In response to the first request, the EBA recommends a set of "core and ancillary indicators" for determining the instances where ARTs and EMTs and their issuers can be considered as interconnected within the financial system and their activities can be considered to be significant on an international scale. The EBA suggests that the significance assessment against each criterion should be undertaken by giving pre-defined weights to each core indicator, but will not provide guidance on this until after the publication of the necessary delegated act by the Commission. Additionally, with regard to the minimum thresholds for the proposed indicators, the EBA has not provided guidance regarding a methodology to determine them at this stage, due to the limited amount of data available.

It is noteworthy that in its advice, the EBA identifies gaps in reporting obligations for issuers of ARTs and EMTs under MiCA. It warns that if these gaps are not addressed this would, not only limit the EBA’s ability to assess tokens against the criteria to which the EBA’s advice relates, but would also limit the EBA’s overall ability to assess tokens against the other criteria specified in Article 43 of MiCA. Its stated preference is that these gaps would be remedied via ‘Level 1’ changes but flags that should this not happen, it may need to introduce its own guidelines.

In response to the second request, the EBA's advice addresses

  • the type of supervisory fees;
  • the matters for which fees are due;
  • the amount of the fees and the manner in which they are to be paid; and
  • the methodology for calculating the maximum amount per entity that can be charged by the EBA.

The EBA highlights that flexibility will be needed to estimate the amount of fees from year-to year given the ever evolving market for crypto-assets, and the fact the number of tokens within its direct supervision, and supervisory priorities, may evolve substantially over time.

2. European Commission adopts Delegated Regulation in the context of the Crowdfunding Regulation

On 29 September 2023, the European Commission ("Commission") adopted its Delegated Regulation on regulatory technical standards ("RTS") regarding certain obligations on crowdfunding service providers ("CSPs") under the Crowdfunding Regulation. The Delegated Regulation addresses the following:

  • necessary disclosures to investors regarding the methods used to calculate the credit score for crowdfunding projects and suggest the price for crowdfunding offers;
  • factors which must be had regard to so as to ensure that the pricing of the loans that CSPs facilitate on their platforms is fair and appropriate;
  • information and factors that CSPs must have regard to when assessing the credit risk for a crowdfunding project or project owner;
  • information and factors that CSPs must have regard to when conducting a loan valuation at different points in the life cycle of the loan;
  • the need for methods for assessing creditworthiness to be proportionate to the size, type and maturity of the loan; and
  • governance arrangements that CSPs must put in place to support information disclosure to investors and the risk management framework.

Next Steps

The Delegated Regulation will enter into force on the 20th day following its publication in the Official Journal of the European Union.
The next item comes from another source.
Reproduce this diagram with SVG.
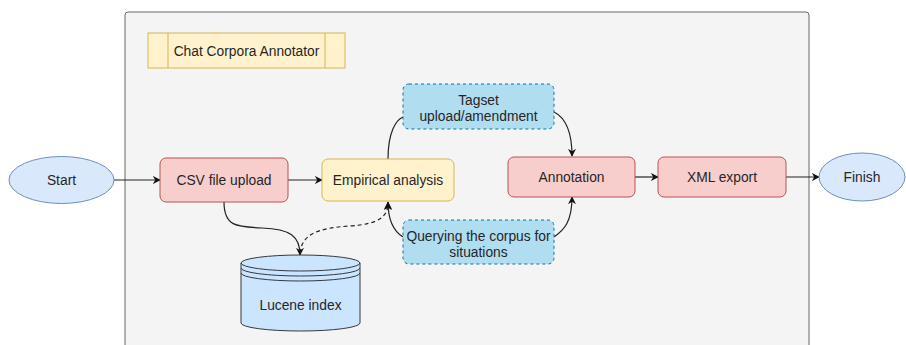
<svg xmlns="http://www.w3.org/2000/svg" width="906" height="345" viewBox="0 0 906 345">
<defs>
<style>
text{font-family:"Liberation Sans",Arial,sans-serif;font-size:13.8px;fill:#262626;text-anchor:middle;dominant-baseline:central}
.red{fill:#f8cecc;stroke:#b85450;stroke-width:1}
.yel{fill:#fff2cc;stroke:#d6b656;stroke-width:1}
.blu{fill:#b1ddf0;stroke:#10739e;stroke-width:1;stroke-dasharray:3 3}
.ell{fill:#dae8fc;stroke:#6c8ebf;stroke-width:1}
.edge{fill:none;stroke:#222;stroke-width:1.2}
.dash{stroke-dasharray:4 3}
</style>
<marker id="arr" viewBox="0 0 10 10" refX="9" refY="5" markerWidth="8" markerHeight="8" markerUnits="userSpaceOnUse" orient="auto">
<path d="M0,0 L10,5 L0,10 L3,5 z" fill="#111"/>
</marker>
</defs>
<rect width="906" height="345" fill="#ffffff"/>
<g id="container">
<rect x="125" y="12" width="684" height="360" rx="3" fill="#f4f4f4" stroke="#666" stroke-width="1"/>
</g>
<g id="title">
<rect x="148" y="33" width="197" height="35" class="yel"/>
<line x1="168" y1="33" x2="168" y2="68" stroke="#d6b656"/>
<line x1="325" y1="33" x2="325" y2="68" stroke="#d6b656"/>
<text x="246.500" y="51">Chat Corpora Annotator</text>
</g>
<g id="connectors">
<path class="edge" d="M114,180 L160,180" marker-end="url(#arr)"/>
<path class="edge" d="M288,180 L322,180" marker-end="url(#arr)"/>
<path class="edge" d="M635,177 L658,177" marker-end="url(#arr)"/>
<path class="edge" d="M786,177 L819,177" marker-end="url(#arr)"/>
<path class="edge" d="M388,159 C388,132 396,120 403,117"/>
<path class="edge" d="M554,112 C566,118 572,132 572,156" marker-end="url(#arr)"/>
<path class="edge" d="M403,237 C395,232 388,222 388,202" marker-end="url(#arr)"/>
<path class="edge" d="M554,237 C564,230 572,222 572,197" marker-end="url(#arr)"/>
<path class="edge" d="M224,202 C224,226 236,227 262,228 C290,229 300,236 300,255" marker-end="url(#arr)"/>
<path class="edge dash" d="M300,253 C302,234 318,228 350,226 C380,224 388,216 388,203" marker-end="url(#arr)"/>
</g>
<g id="start">
<ellipse cx="61.500" cy="180" rx="52.500" ry="23.500" class="ell"/>
<text x="61.500" y="180">Start</text>
</g>
<g id="csv">
<rect x="160" y="158" width="128" height="44" rx="6" class="red"/>
<text x="224" y="180">CSV file upload</text>
</g>
<g id="empirical">
<rect x="322" y="159" width="132" height="42" rx="6" class="yel"/>
<text x="388" y="180">Empirical analysis</text>
</g>
<g id="tagset">
<rect x="403" y="84" width="151" height="45" rx="6" class="blu"/>
<text x="478.500" y="100">Tagset</text>
<text x="478.500" y="116">upload/amendment</text>
</g>
<g id="querying">
<rect x="403" y="220" width="151" height="44" rx="6" class="blu"/>
<text x="478.500" y="236">Querying the corpus for</text>
<text x="478.500" y="252">situations</text>
</g>
<g id="annotation">
<rect x="508" y="157" width="127" height="40" rx="6" class="red"/>
<text x="571.500" y="177">Annotation</text>
</g>
<g id="xml">
<rect x="658" y="157" width="128" height="40" rx="6" class="red"/>
<text x="722" y="177">XML export</text>
</g>
<g id="finish">
<ellipse cx="862" cy="177" rx="43" ry="24" class="ell"/>
<text x="862" y="177">Finish</text>
</g>
<g id="lucene">
<path d="M241,263 A59.500,8 0 0 1 360,263 L360,323 A59.500,8 0 0 1 241,323 Z" fill="#cce5ff" stroke="#36393d" stroke-width="1"/>
<path d="M241,263 A59.500,8 0 0 0 360,263" fill="none" stroke="#36393d"/>
<path d="M241,268 A59.500,8 0 0 0 360,268" fill="none" stroke="#36393d"/>
<path d="M241,273 A59.500,8 0 0 0 360,273" fill="none" stroke="#36393d"/>
<text x="300.500" y="305">Lucene index</text>
</g>
</svg>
For more information on the background to the Delegated Regulation, please see the FIG Top 5 at 5 dated 22 June 2023.

5. European updates on DORA and MiFID II

1. ESAs publish their response to a Call for Advice regarding critical ICT third-party providers under DORA

On 29 September 2023, the European Supervisory Authorities ("ESAs") published their joint response to the European Commission’s ("Commission") Call for Advice on two delegated acts under DORA. The two delegated acts address:

  1. additional criteria for critical ICT third-party service providers ("CTPPs"); and
  2. the determination of oversight fees levied on CTPPs.

The following is a brief summary of the Joint Response:

Criticality Criteria

The ESAs propose 11 quantitative and qualitative indicators for each of the criticality criteria, along with the necessary information to build up and interpret such indicators. The ESAs also put forward minimum relevance thresholds for quantitative indicators, where possible and applicable, to be used as starting points in the assessment process to designate CTTPs. However, the ESAs note that they were not requested, under this call for advice, to provide details regarding the designation procedure or the related methodology. Notwithstanding this, the ESAs explain that they intend to define these details no later than six months after the adoption of the delegated act by the Commission.

Oversight Fees

The ESAs make proposals for determining the amount of the fees to be levied on CTPPs and the way in which they are to be paid. In doing this, it identifies:

  • the type of estimated expenditures that must be covered by oversight fees; 
  • the basis for the expenditures’ calculation;
  • the available information for determining the applicable turnover of the CTPPs (the basis of fee calculation);
  • the method of fee calculation; and
  • other practical issues regarding the collection of fees.

Next Steps:

It should be noted that the Commission is required to adopt the delegated acts by 17 July 2024.

2. ESMA to launch Common Supervisory Action on MiFID II sustainability requirements

On 3 October 2023, the European Securities and Markets Authority ("ESMA") announced that it will launch a Common Supervisory Action ("CSA") with National Competent Authorities ("NCAs")  in 2024 regarding the integration of sustainability in firms’ suitability assessment and product governance processes and procedures under MiFID II.

Why a CSA?

ESMA explains that this CSA is intended to gauge the progress made by intermediaries in meeting the key sustainability requirements since their introduction in 2022. In addition, ESMA maintains that this work "will help ensure consistent application of EU rules and enhance the protection of investors in line with ESMA’s objectives"

What will the CSA address?

The CSA will consider the following:

  • how firms collect information on their clients’ “sustainability preferences”;
  • the arrangements firms have put in place to understand and correctly categorise investment products with sustainability factors for the purpose of the suitability assessment;
  • how firms ensure the suitability of an investment with respect to sustainability;
  • how firms specify any sustainability-related objectives a product is compatible with as part of the target market assessment of the investment product.

Next Steps

The CSA will launch in 2024 and NCAs will be required to engage.